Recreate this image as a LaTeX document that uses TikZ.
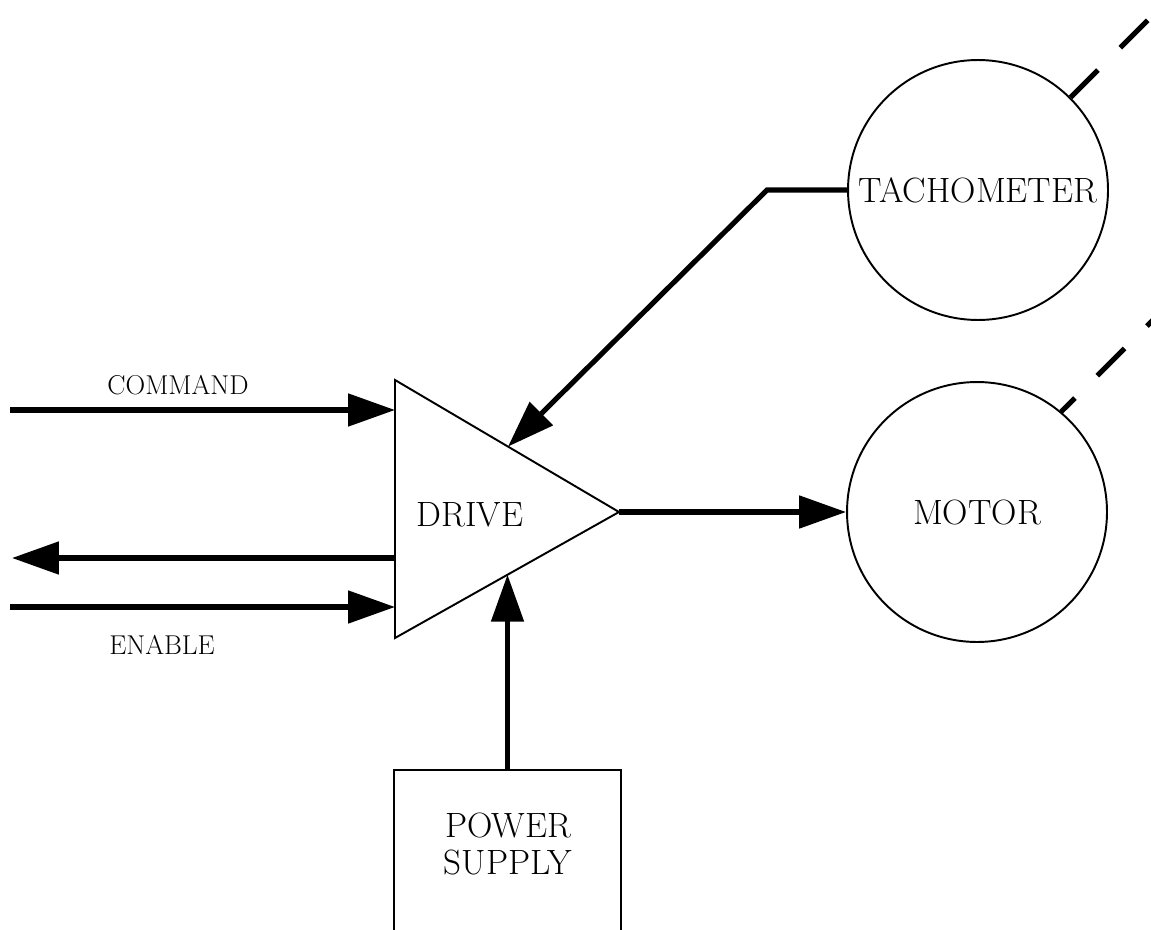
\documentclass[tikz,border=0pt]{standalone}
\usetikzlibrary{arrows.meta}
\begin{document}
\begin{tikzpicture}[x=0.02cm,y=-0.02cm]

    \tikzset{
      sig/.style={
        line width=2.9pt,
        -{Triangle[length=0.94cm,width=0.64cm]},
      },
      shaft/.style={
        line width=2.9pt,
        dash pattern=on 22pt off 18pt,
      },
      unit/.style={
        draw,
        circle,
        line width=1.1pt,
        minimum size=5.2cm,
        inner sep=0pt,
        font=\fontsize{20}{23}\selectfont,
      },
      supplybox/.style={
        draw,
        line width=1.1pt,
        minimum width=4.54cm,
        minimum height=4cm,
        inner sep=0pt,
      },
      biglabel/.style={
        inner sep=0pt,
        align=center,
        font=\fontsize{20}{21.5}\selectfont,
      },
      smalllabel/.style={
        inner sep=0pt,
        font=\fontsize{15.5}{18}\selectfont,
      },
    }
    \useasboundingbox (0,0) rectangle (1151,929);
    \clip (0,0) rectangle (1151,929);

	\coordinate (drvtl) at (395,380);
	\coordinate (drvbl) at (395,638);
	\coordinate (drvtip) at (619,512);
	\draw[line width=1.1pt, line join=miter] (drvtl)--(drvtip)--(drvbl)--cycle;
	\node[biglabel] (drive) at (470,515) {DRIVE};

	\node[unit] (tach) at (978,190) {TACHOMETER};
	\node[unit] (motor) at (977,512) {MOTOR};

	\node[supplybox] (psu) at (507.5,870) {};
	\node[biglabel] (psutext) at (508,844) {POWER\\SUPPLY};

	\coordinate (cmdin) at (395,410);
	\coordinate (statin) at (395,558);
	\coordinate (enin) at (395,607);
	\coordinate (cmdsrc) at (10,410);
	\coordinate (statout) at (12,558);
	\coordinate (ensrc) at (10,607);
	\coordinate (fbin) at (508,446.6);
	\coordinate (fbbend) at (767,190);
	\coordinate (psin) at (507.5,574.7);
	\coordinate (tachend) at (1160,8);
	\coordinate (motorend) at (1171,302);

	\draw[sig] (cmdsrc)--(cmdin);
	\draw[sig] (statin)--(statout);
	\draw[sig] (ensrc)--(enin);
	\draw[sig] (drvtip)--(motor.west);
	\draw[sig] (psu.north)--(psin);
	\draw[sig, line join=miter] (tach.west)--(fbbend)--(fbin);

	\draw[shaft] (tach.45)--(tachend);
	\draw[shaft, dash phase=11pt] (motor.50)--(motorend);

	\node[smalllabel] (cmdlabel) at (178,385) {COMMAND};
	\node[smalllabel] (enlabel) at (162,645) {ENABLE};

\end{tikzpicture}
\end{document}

→ PROMPT
Word for word, quote the full listing, omitting every picture.

→ WRITTEN RESPONSE
Recreate this image as a LaTeX document that uses TikZ.
\documentclass[tikz,border=0pt]{standalone}
\usetikzlibrary{arrows.meta}
\begin{document}
\begin{tikzpicture}[x=0.02cm,y=-0.02cm]

    \tikzset{
      sig/.style={
        line width=2.9pt,
        -{Triangle[length=0.94cm,width=0.64cm]},
      },
      shaft/.style={
        line width=2.9pt,
        dash pattern=on 22pt off 18pt,
      },
      unit/.style={
        draw,
        circle,
        line width=1.1pt,
        minimum size=5.2cm,
        inner sep=0pt,
        font=\fontsize{20}{23}\selectfont,
      },
      supplybox/.style={
        draw,
        line width=1.1pt,
        minimum width=4.54cm,
        minimum height=4cm,
        inner sep=0pt,
      },
      biglabel/.style={
        inner sep=0pt,
        align=center,
        font=\fontsize{20}{21.5}\selectfont,
      },
      smalllabel/.style={
        inner sep=0pt,
        font=\fontsize{15.5}{18}\selectfont,
      },
    }
    \useasboundingbox (0,0) rectangle (1151,929);
    \clip (0,0) rectangle (1151,929);

	\coordinate (drvtl) at (395,380);
	\coordinate (drvbl) at (395,638);
	\coordinate (drvtip) at (619,512);
	\draw[line width=1.1pt, line join=miter] (drvtl)--(drvtip)--(drvbl)--cycle;
	\node[biglabel] (drive) at (470,515) {DRIVE};

	\node[unit] (tach) at (978,190) {TACHOMETER};
	\node[unit] (motor) at (977,512) {MOTOR};

	\node[supplybox] (psu) at (507.5,870) {};
	\node[biglabel] (psutext) at (508,844) {POWER\\SUPPLY};

	\coordinate (cmdin) at (395,410);
	\coordinate (statin) at (395,558);
	\coordinate (enin) at (395,607);
	\coordinate (cmdsrc) at (10,410);
	\coordinate (statout) at (12,558);
	\coordinate (ensrc) at (10,607);
	\coordinate (fbin) at (508,446.6);
	\coordinate (fbbend) at (767,190);
	\coordinate (psin) at (507.5,574.7);
	\coordinate (tachend) at (1160,8);
	\coordinate (motorend) at (1171,302);

	\draw[sig] (cmdsrc)--(cmdin);
	\draw[sig] (statin)--(statout);
	\draw[sig] (ensrc)--(enin);
	\draw[sig] (drvtip)--(motor.west);
	\draw[sig] (psu.north)--(psin);
	\draw[sig, line join=miter] (tach.west)--(fbbend)--(fbin);

	\draw[shaft] (tach.45)--(tachend);
	\draw[shaft, dash phase=11pt] (motor.50)--(motorend);

	\node[smalllabel] (cmdlabel) at (178,385) {COMMAND};
	\node[smalllabel] (enlabel) at (162,645) {ENABLE};

\end{tikzpicture}
\end{document}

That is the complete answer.